These amendments would increase the financial penalty for a breach of a banning order, either by making it unlimited or by raising the upper limit to £20,000. It is right that the breach of a banning order carries a strong penalty. This Committee has already considered Government amendments to make the breach of a banning order a criminal offence and, as we discussed earlier, a banning order—if taken to its ultimate conclusion—can end in a ban for life against a rogue landlord. However, these amendments would mean that a breach of a banning order could still result in a civil penalty as an alternative alongside the option of the criminal prosecution, which I mentioned earlier and which we discussed at greater length earlier.
I have certainly heard the strength of feeling from the Opposition Front Bench and from the hon. Member for Harrow West. We are considering this issue carefully. Obviously, we want penalties that are set high enough to ensure that they make a real difference and have the desired effect on rogue landlords. So, we hear the arguments that a limit of £5,000 may not be sufficient, and on the basis that we are willing to look at what the hon. Lady has put forward and consider it on Report, I hope Opposition Members will agree to withdraw the amendment and enable the Government to consider these points further, and the level of the penalty, before the Bill comes back on Report.

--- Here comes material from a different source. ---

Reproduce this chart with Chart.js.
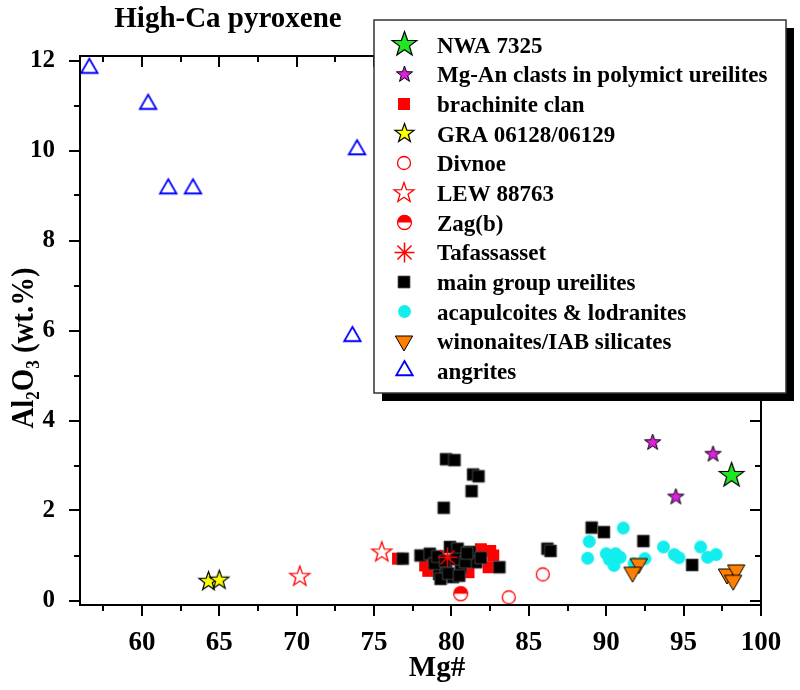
<!DOCTYPE html>
<html><head><meta charset="utf-8">
<script src="https://cdn.jsdelivr.net/npm/chart.js@4.4.1/dist/chart.umd.min.js"></script>
<style>html,body{margin:0;padding:0;background:#fff}canvas{display:block}</style>
</head><body>
<canvas id="c" width="800" height="690"></canvas>
<script>
const SERIF = '"Liberation Serif", "Times New Roman", serif';
const chartTitle = 'High-Ca pyroxene';
const xAxisTitle = 'Mg#';
const xTicks = [60, 65, 70, 75, 80, 85, 90, 95, 100];
const xMinorTicks = [57.5, 62.5, 67.5, 72.5, 77.5, 82.5, 87.5, 92.5, 97.5];
const yTicks = [0, 2, 4, 6, 8, 10, 12];
const yMinorTicks = [1, 3, 5, 7, 9, 11];

const seriesNames = ['NWA 7325', 'Mg-An clasts in polymict ureilites', 'brachinite clan', 'GRA 06128/06129',
  'Divnoe', 'LEW 88763', 'Zag(b)', 'Tafassasset', 'main group ureilites', 'acapulcoites & lodranites',
  'winonaites/IAB silicates', 'angrites'];

// [Mg#, Al2O3 wt.%]
const nwa7325 = [[98.1, 2.78]];
const mgAnClasts = [[93.0, 3.51], [96.9, 3.25], [94.5, 2.30]];
const brachiniteClan = [[76.55, 0.93], [78.5, 0.66], [80.6, 0.98], [81.1, 0.63], [81.9, 1.14], [82.5, 1.10], [82.4, 0.74], [82.7, 1.00], [78.3, 0.78]];
const gra06128 = [[64.3, 0.42], [65.0, 0.45]];
const divnoe = [[83.7, 0.07], [85.9, 0.58]];
const lew88763 = [[70.2, 0.53], [75.5, 1.07]];
const zagB = [[80.6, 0.15]];
const tafassasset = [[79.75, 0.96]];
const mainGroupUreilites = [[79.65, 3.14], [80.2, 3.12], [81.4, 2.80], [81.75, 2.76], [81.3, 2.43], [79.5, 2.06],
  [76.85, 0.93], [78.0, 1.00], [78.6, 1.04], [79.2, 0.59], [80.1, 0.52], [79.9, 1.19], [80.4, 1.15], [81.2, 1.08],
  [81.6, 0.85], [80.6, 0.74], [79.65, 0.71], [83.1, 0.74], [78.9, 0.82], [79.3, 0.48],
  [79.1, 0.98], [79.6, 0.88], [80.3, 0.92], [80.9, 0.86], [81.0, 1.05], [79.8, 0.60], [80.5, 0.55], [81.9, 0.95],
  [86.2, 1.15], [86.4, 1.10], [89.06, 1.62], [89.85, 1.52], [92.4, 1.32], [95.55, 0.79]];
const acapulcoites = [[91.1, 1.61], [88.9, 1.31], [88.8, 0.94], [90.0, 1.04], [90.6, 1.04], [90.9, 0.96], [90.5, 0.78],
  [90.2, 0.91], [91.8, 0.82], [92.5, 0.93], [93.7, 1.19], [94.4, 1.02], [94.7, 0.95], [96.1, 1.19], [96.55, 0.96], [97.1, 1.02]];
const winonaites = [[92.1, 0.82], [91.7, 0.63], [97.8, 0.59], [98.4, 0.68], [98.2, 0.45]];
const angrites = [[56.6, 11.83], [60.4, 11.03], [61.7, 9.15], [63.3, 9.15], [73.9, 10.02], [73.6, 5.87]];

const seriesData = [nwa7325, mgAnClasts, brachiniteClan, gra06128, divnoe, lew88763, zagB, tafassasset,
  mainGroupUreilites, acapulcoites, winonaites, angrites];

// marker styles (same order as seriesNames)
const markerSpecs = [
  {shape: 'star', R: 13, fill: '#22e622', stroke: '#000', lw: 1.2},
  {shape: 'star', R: 8.5, fill: '#e020e0', stroke: '#000', lw: 1},
  {shape: 'square', R: 6, fill: '#ff0000'},
  {shape: 'star', R: 10, fill: '#ffff00', stroke: '#000', lw: 1.2},
  {shape: 'circle', R: 6.5, stroke: '#ff0000', lw: 1.3},
  {shape: 'star', R: 10.5, stroke: '#ff0000', lw: 1.3},
  {shape: 'half', R: 7, fill: '#ff0000', stroke: '#ff0000', lw: 1.3},
  {shape: 'asterisk', R: 10, stroke: '#ff0000', lw: 1.5},
  {shape: 'square', R: 6, fill: '#000000', stroke: '#555', lw: 0.8},
  {shape: 'circle', R: 6.5, fill: '#12eeee'},
  {shape: 'triDown', R: 10, fill: '#ff8000', stroke: '#000', lw: 1},
  {shape: 'triUp', R: 9.5, stroke: '#0000ff', lw: 1.8}
];
// drawing stack, bottom to top
const drawStack = ['angrites', 'brachinite clan', 'main group ureilites', 'acapulcoites & lodranites',
  'winonaites/IAB silicates', 'Divnoe', 'LEW 88763', 'Zag(b)', 'Tafassasset', 'GRA 06128/06129',
  'Mg-An clasts in polymict ureilites', 'NWA 7325'];

function makeMarker(spec) {
  const lw = spec.lw || 0;
  const s = Math.ceil(2 * spec.R + 2 * lw + 4);
  const c = document.createElement('canvas');
  c.width = s; c.height = s;
  const g = c.getContext('2d');
  const cx = s / 2, cy = s / 2, R = spec.R;
  g.lineWidth = lw;
  g.lineJoin = 'miter';
  g.fillStyle = spec.fill || 'rgba(0,0,0,0)';
  g.strokeStyle = spec.stroke || 'rgba(0,0,0,0)';
  g.beginPath();
  if (spec.shape === 'star') {
    for (let i = 0; i < 10; i++) {
      const r = i % 2 ? R * 0.4 : R;
      const a = -Math.PI / 2 + i * Math.PI / 5;
      g.lineTo(cx + r * Math.cos(a), cy + r * Math.sin(a));
    }
    g.closePath();
  } else if (spec.shape === 'square') {
    g.rect(cx - R, cy - R, 2 * R, 2 * R);
  } else if (spec.shape === 'circle') {
    g.arc(cx, cy, R, 0, Math.PI * 2);
  } else if (spec.shape === 'triUp' || spec.shape === 'triDown') {
    const base = spec.shape === 'triUp' ? -Math.PI / 2 : Math.PI / 2;
    for (let i = 0; i < 3; i++) {
      const a = base + i * 2 * Math.PI / 3;
      g.lineTo(cx + R * Math.cos(a), cy + R * Math.sin(a));
    }
    g.closePath();
  } else if (spec.shape === 'asterisk') {
    for (let i = 0; i < 4; i++) {
      const a = i * Math.PI / 4;
      g.moveTo(cx - R * Math.cos(a), cy - R * Math.sin(a));
      g.lineTo(cx + R * Math.cos(a), cy + R * Math.sin(a));
    }
    g.stroke();
    return c;
  } else if (spec.shape === 'half') {
    g.fillStyle = '#fff';
    g.arc(cx, cy, R, 0, Math.PI * 2); g.fill();
    g.beginPath(); g.fillStyle = spec.fill;
    g.arc(cx, cy, R, Math.PI, Math.PI * 2); g.closePath(); g.fill();
    g.beginPath(); g.arc(cx, cy, R, 0, Math.PI * 2); g.stroke();
    return c;
  }
  if (spec.fill) g.fill();
  if (lw && spec.stroke) g.stroke();
  return c;
}

const markerCanvases = markerSpecs.map(makeMarker);

const datasets = seriesNames.map((name, i) => ({
  label: name,
  data: seriesData[i].map(p => ({x: p[0], y: p[1]})),
  pointStyle: markerCanvases[i],
  pointRadius: markerSpecs[i].R,
  pointHoverRadius: markerSpecs[i].R,
  backgroundColor: markerSpecs[i].fill || 'rgba(0,0,0,0)',
  borderColor: markerSpecs[i].stroke || 'rgba(0,0,0,0)',
  showLine: false,
  order: drawStack.length - drawStack.indexOf(name)
}));

const decorPlugin = {
  id: 'decor',
  afterDatasetsDraw(chart) {
    const {ctx, chartArea: a, scales: {x, y}} = chart;
    ctx.save();
    ctx.strokeStyle = '#000';
    ctx.lineWidth = 2;
    const L = Math.round(a.left), R = Math.round(a.right), T = Math.round(a.top), B = Math.round(a.bottom);
    ctx.strokeRect(L, T, R - L, B - T);
    const line = (x1, y1, x2, y2) => { ctx.beginPath(); ctx.moveTo(x1, y1); ctx.lineTo(x2, y2); ctx.stroke(); };
    xTicks.forEach(v => { const p = Math.round(x.getPixelForValue(v)); line(p, B, p, B + 11); line(p, T, p, T + 11); });
    xMinorTicks.forEach(v => { const p = Math.round(x.getPixelForValue(v)); line(p, B, p, B + 6); line(p, T, p, T + 6); });
    yTicks.forEach(v => { const p = Math.round(y.getPixelForValue(v)); line(L - 11, p, L, p); line(R, p, R - 11, p); });
    yMinorTicks.forEach(v => { const p = Math.round(y.getPixelForValue(v)); line(L - 6, p, L, p); line(R, p, R - 6, p); });
    ctx.restore();
  },
  afterDraw(chart) {
    const ctx = chart.ctx;
    ctx.save();
    ctx.fillStyle = '#000';
    // chart title
    ctx.font = 'bold 29px ' + SERIF;
    ctx.textAlign = 'center';
    ctx.textBaseline = 'alphabetic';
    ctx.fillText(chartTitle, 228, 27);
    // x axis title
    ctx.fillText(xAxisTitle, 437, 676);
    // y axis title with subscripts
    ctx.save();
    ctx.translate(33, 348);
    ctx.rotate(-Math.PI / 2);
    ctx.scale(0.9, 1);
    const parts = [['Al', false], ['2', true], ['O', false], ['3', true], [' (wt.%)', false]];
    const bigF = 'bold 32px ' + SERIF, smallF = 'bold 19px ' + SERIF;
    let total = 0;
    parts.forEach(p => { ctx.font = p[1] ? smallF : bigF; total += ctx.measureText(p[0]).width; });
    let cx = -total / 2;
    ctx.textAlign = 'left';
    parts.forEach(p => {
      ctx.font = p[1] ? smallF : bigF;
      ctx.fillText(p[0], cx, p[1] ? 6 : 0);
      cx += ctx.measureText(p[0]).width;
    });
    ctx.restore();
    // legend box
    const box = {x: 374, y: 20, w: 412, h: 373, sh: 8};
    ctx.fillStyle = '#000';
    ctx.fillRect(box.x + box.sh, box.y + box.sh, box.w, box.h);
    ctx.fillStyle = '#fff';
    ctx.fillRect(box.x, box.y, box.w, box.h);
    ctx.strokeStyle = '#333';
    ctx.lineWidth = 1.5;
    ctx.strokeRect(box.x, box.y, box.w, box.h);
    ctx.font = 'bold 23px ' + SERIF;
    ctx.textAlign = 'left';
    ctx.fillStyle = '#000';
    seriesNames.forEach((name, i) => {
      const yy = 44.5 + i * 29.68;
      const m = markerCanvases[i];
      ctx.drawImage(m, Math.round(404 - m.width / 2), Math.round(yy - m.height / 2));
      ctx.fillText(name, 437, yy + 8);
    });
    ctx.restore();
  }
};

new Chart(document.getElementById('c'), {
  type: 'scatter',
  data: {datasets},
  options: {
    responsive: false,
    animation: false,
    events: [],
    layout: {padding: {top: 56, right: 39, left: 0, bottom: 0}},
    plugins: {legend: {display: false}, tooltip: {enabled: false}, title: {display: false}},
    scales: {
      x: {
        type: 'linear', min: 56, max: 100,
        afterBuildTicks: s => { s.ticks = xTicks.map(v => ({value: v})); },
        afterFit: s => { s.height = 85; },
        grid: {display: false},
        border: {display: false},
        ticks: {font: {family: SERIF, size: 27, weight: 'bold'}, color: '#000', padding: 14, maxRotation: 0, autoSkip: false}
      },
      y: {
        type: 'linear', min: -0.1, max: 12.1,
        afterBuildTicks: s => { s.ticks = yTicks.map(v => ({value: v})); },
        afterFit: s => { s.width = 80; },
        grid: {display: false},
        border: {display: false},
        ticks: {font: {family: SERIF, size: 25, weight: 'bold'}, color: '#000', padding: 17, autoSkip: false}
      }
    }
  },
  plugins: [decorPlugin]
});
</script>
</body></html>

Given what the Minister has said—I am taking him at his word—it seems that we may have some agreement here, and given that he seems to have intimated to the Committee that the Government will look at the level of the penalty and perhaps increase it, I beg to ask leave to withdraw the amendment.
Amendment, by leave, withdrawn.
Amendment made: 16, in clause 17, page 10, line 22, at end insert—
“( ) The responsible local housing authority may not impose a financial penalty in respect of any conduct amounting to an offence under section (Offence of breach of banning order) if—
(a) the person has been convicted of an offence under that section in respect of the conduct, or
(b) criminal proceedings for the offence have been instituted against the person in respect of the conduct and the proceedings have not been concluded.”
This amendment ensures that a person does not end up with a financial penalty as well as a conviction for the criminal offence created by NC3.—(Mr Marcus Jones.)
I beg to move amendment 94, in clause 17, page 10, line 27, leave out subsection (7).
This amendment would ensure local housing authorities would be able to retain any financial penalties recovered under Clause 17.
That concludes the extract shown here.